(Plotting code records)
═══
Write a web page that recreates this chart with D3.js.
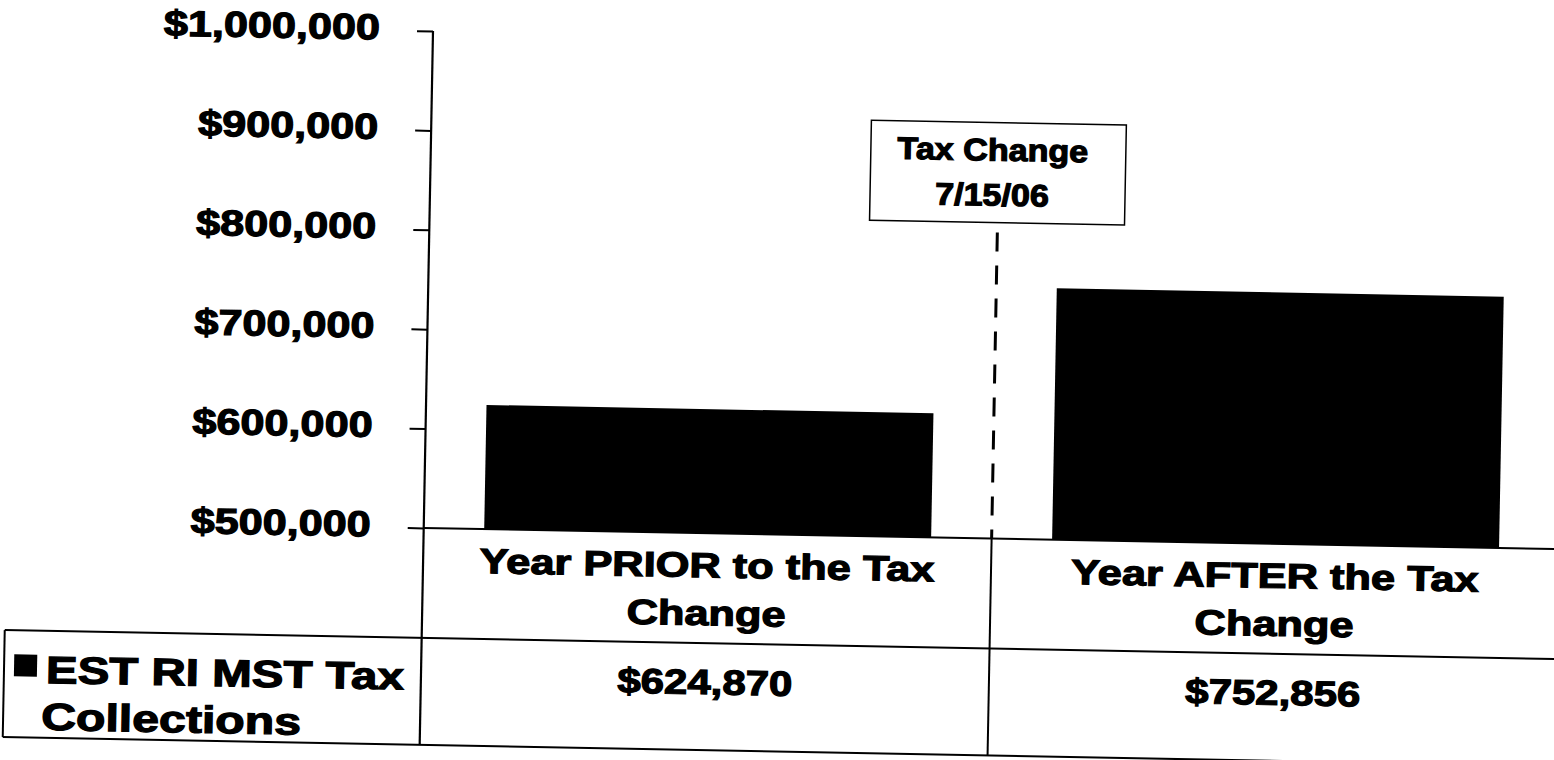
<!DOCTYPE html>
<html>
<head>
<meta charset="utf-8">
<script src="https://cdn.jsdelivr.net/npm/d3@7"></script>
<style>
  html, body { margin: 0; padding: 0; background: #fff; }
  svg { display: block; }
  text { font-family: "Liberation Sans", Arial, sans-serif; font-weight: bold; fill: #000; stroke: #000; stroke-width: 1.2; }
</style>
</head>
<body>
<div id="chart"></div>
<script>
const WIDTH  = 1554
const HEIGHT = 760

// data
const categories     = ['Year PRIOR to the Tax Change', 'Year AFTER the Tax Change']
const categoryLines  = [['Year PRIOR to the Tax', 'Change'], ['Year AFTER the Tax', 'Change']]
const collections    = [624870, 752856]
const yTicks         = [500000, 600000, 700000, 800000, 900000, 1000000]
const seriesLabel    = ['EST RI MST Tax', 'Collections']
const annotation     = ['Tax Change', '7/15/06']

// layout (page was scanned a bit crooked, so everything sits in a rotated group)
const AXIS_X    = 433
const TOP_Y     = 31
const BASE_Y    = 528
const ROW_Y     = 638
const BOTTOM_Y  = 745
const TABLE_L   = 16
const RIGHT_X   = 1600
const STRETCH   = 1.2

const svg = d3.select('#chart').append('svg')
    .attr('width', WIDTH)
    .attr('height', HEIGHT)

svg.append('rect')
    .attr('width', WIDTH)
    .attr('height', HEIGHT)
    .attr('fill', '#fff')

const root = svg.append('g')
    .attr('transform', `rotate(1.07, ${AXIS_X}, ${TOP_Y})`)

const x = d3.scaleBand()
    .domain(categories)
    .range([AXIS_X, AXIS_X + 2 * 568])

const y = d3.scaleLinear()
    .domain([500000, 1000000])
    .range([BASE_Y, TOP_Y])

const label = (g, str, px, py, size, anchor, k = STRETCH) =>
    g.append('text')
        .attr('transform', `translate(${px}, ${py}) scale(${k}, 1)`)
        .attr('text-anchor', anchor)
        .style('font-size', size + 'px')
        .text(str)

// bars
const barW = x.bandwidth() * 0.787
root.selectAll('.bar')
    .data(collections)
    .join('rect')
    .attr('class', 'bar')
    .attr('x', (d, i) => x(categories[i]) + (x.bandwidth() - barW) / 2)
    .attr('y', d => y(d))
    .attr('width', barW)
    .attr('height', d => BASE_Y - y(d))
    .attr('fill', '#000')

// y axis
const yAxis = root.append('g')
    .attr('transform', `translate(${AXIS_X}, 0)`)
    .call(d3.axisLeft(y).tickValues(yTicks).tickSize(16).tickFormat(d3.format('$,')))

yAxis.select('.domain').remove()
yAxis.selectAll('.tick line').attr('stroke', '#000').attr('stroke-width', 2)
yAxis.selectAll('.tick text')
    .attr('x', null)
    .attr('dy', null)
    .attr('transform', 'translate(-53, 9) scale(1.2, 1)')
    .style('font-size', '36px')

// axis line runs down into the data table
root.append('line')
    .attr('x1', AXIS_X).attr('x2', AXIS_X)
    .attr('y1', TOP_Y).attr('y2', BOTTOM_Y)
    .attr('stroke', '#000').attr('stroke-width', 2.2)

// table lines
const tableLines = [
    [AXIS_X, BASE_Y, RIGHT_X, BASE_Y],
    [TABLE_L, ROW_Y, RIGHT_X, ROW_Y],
    [TABLE_L, BOTTOM_Y, RIGHT_X, BOTTOM_Y],
    [TABLE_L, ROW_Y, TABLE_L, BOTTOM_Y],
    [x(categories[1]), BASE_Y, x(categories[1]), BOTTOM_Y]
]
root.selectAll('.tline')
    .data(tableLines)
    .join('line')
    .attr('class', 'tline')
    .attr('x1', d => d[0]).attr('y1', d => d[1])
    .attr('x2', d => d[2]).attr('y2', d => d[3])
    .attr('stroke', '#000')
    .attr('stroke-width', 2)

// category labels
categoryLines.forEach((lines, i) => {
    const cx = x(categories[i]) + x.bandwidth() / 2
    lines.forEach((s, j) => label(root, s, cx, 572 + j * 48, 35, 'middle', 1.24))
    label(root, d3.format('$,')(collections[i]), cx, 689, 35, 'middle')
})

// legend cell
root.append('rect')
    .attr('x', 26).attr('y', 662)
    .attr('width', 23).attr('height', 22)
    .attr('fill', '#000')
label(root, seriesLabel[0], 58, 690, 38, 'start', 1.25)
label(root, seriesLabel[1], 54, 737, 38, 'start', 1.27)

// tax change marker
const divX = x(categories[1])
root.append('line')
    .attr('x1', divX).attr('x2', divX)
    .attr('y1', 222).attr('y2', BASE_Y)
    .attr('stroke', '#000')
    .attr('stroke-width', 3)
    .attr('stroke-dasharray', '19,14')

root.append('rect')
    .attr('x', divX - 128).attr('y', 112)
    .attr('width', 255).attr('height', 100)
    .attr('fill', '#fff')
    .attr('stroke', '#000')
    .attr('stroke-width', 1.5)

annotation.forEach((s, i) => label(root, s, divX - 6, 150 + i * 45, 31, 'middle', 1.1))
</script>
</body>
</html>
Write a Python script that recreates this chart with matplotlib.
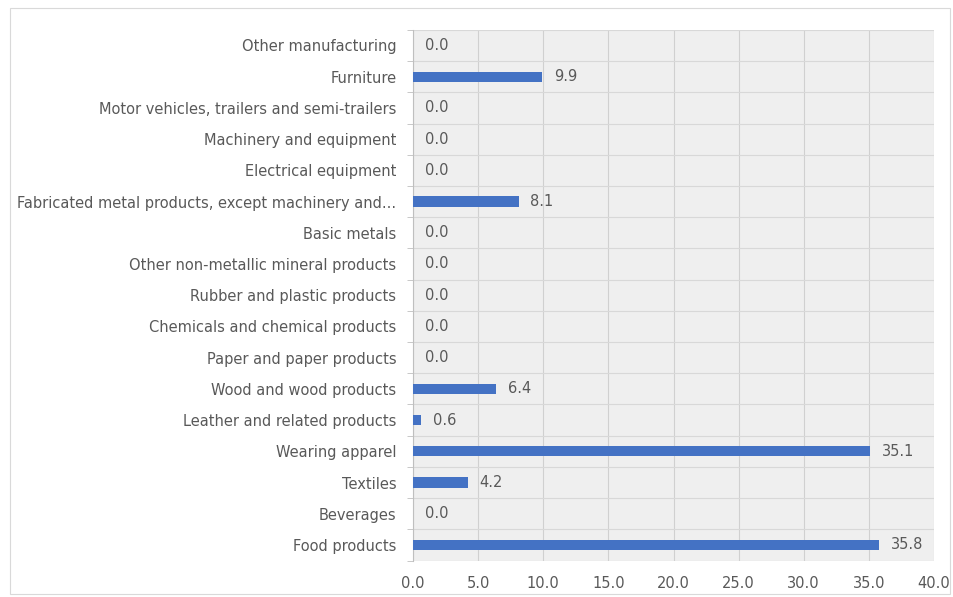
import matplotlib.pyplot as plt
import matplotlib.patches as mpatches
import numpy as np

categories = [
    "Food products", "Beverages", "Textiles", "Wearing apparel",
    "Leather and related products", "Wood and wood products",
    "Paper and paper products", "Chemicals and chemical products",
    "Rubber and plastic products", "Other non-metallic mineral products",
    "Basic metals", "Fabricated metal products, except machinery and...",
    "Electrical equipment", "Machinery and equipment",
    "Motor vehicles, trailers and semi-trailers", "Furniture",
    "Other manufacturing",
]
values = [35.8, 0.0, 4.2, 35.1, 0.6, 6.4, 0.0, 0.0, 0.0, 0.0, 0.0, 8.1,
          0.0, 0.0, 0.0, 9.9, 0.0]
xticks = [0, 5, 10, 15, 20, 25, 30, 35, 40]

txt = "#595959"
fs = 10.5
plt.rcParams['font.family'] = ['DejaVu Sans']

fig = plt.figure(figsize=(9.54, 5.97), dpi=100)
fig.patches.append(mpatches.Rectangle((0.011, 0.005), 0.985, 0.982, transform=fig.transFigure,
                                      fill=False, edgecolor="#d9d9d9", linewidth=0.8))
ax = fig.add_axes([0.433, 0.061, 0.546, 0.889])
ax.set_facecolor("#efefef")

y = np.arange(len(categories))
ax.barh(y, values, height=0.33, color="#4472C4", zorder=3)
for yi, v in zip(y, values):
    ax.text(v + 0.9, yi, f"{v:.1f}", va="center", ha="left", color=txt, fontsize=fs, zorder=4)

ax.set_xlim(0, 40)
ax.set_ylim(-0.5, len(categories) - 0.5)
ax.set_xticks(xticks)
ax.set_xticklabels([f"{t:.1f}" for t in xticks], color=txt, fontsize=fs)
ax.set_yticks(y)
ax.set_yticklabels(categories, color=txt, fontsize=fs)
ax.set_yticks(np.arange(len(categories) + 1) - 0.5, minor=True)
ax.tick_params(axis="x", length=0, pad=11)
ax.tick_params(axis="y", which="major", length=0, pad=12)
ax.tick_params(axis="y", which="minor", length=4, color="#bfbfbf")
ax.grid(axis="x", color="#d0d0d0", linewidth=0.8, zorder=0)
ax.grid(axis="y", which="minor", color="#d8d8d8", linewidth=0.8, zorder=0)
for s in ["top", "right", "bottom"]:
    ax.spines[s].set_visible(False)
ax.spines["left"].set_color("#bfbfbf")

fig.savefig("out.png", dpi=100)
═══
The exercise — Write out, word for word, the lines from the start of the data through the one holding "const HEIGHT = 760". Omit pictures.

Result for this task —
Write a web page that recreates this chart with D3.js.
<!DOCTYPE html>
<html>
<head>
<meta charset="utf-8">
<script src="https://cdn.jsdelivr.net/npm/d3@7"></script>
<style>
  html, body { margin: 0; padding: 0; background: #fff; }
  svg { display: block; }
  text { font-family: "Liberation Sans", Arial, sans-serif; font-weight: bold; fill: #000; stroke: #000; stroke-width: 1.2; }
</style>
</head>
<body>
<div id="chart"></div>
<script>
const WIDTH  = 1554
const HEIGHT = 760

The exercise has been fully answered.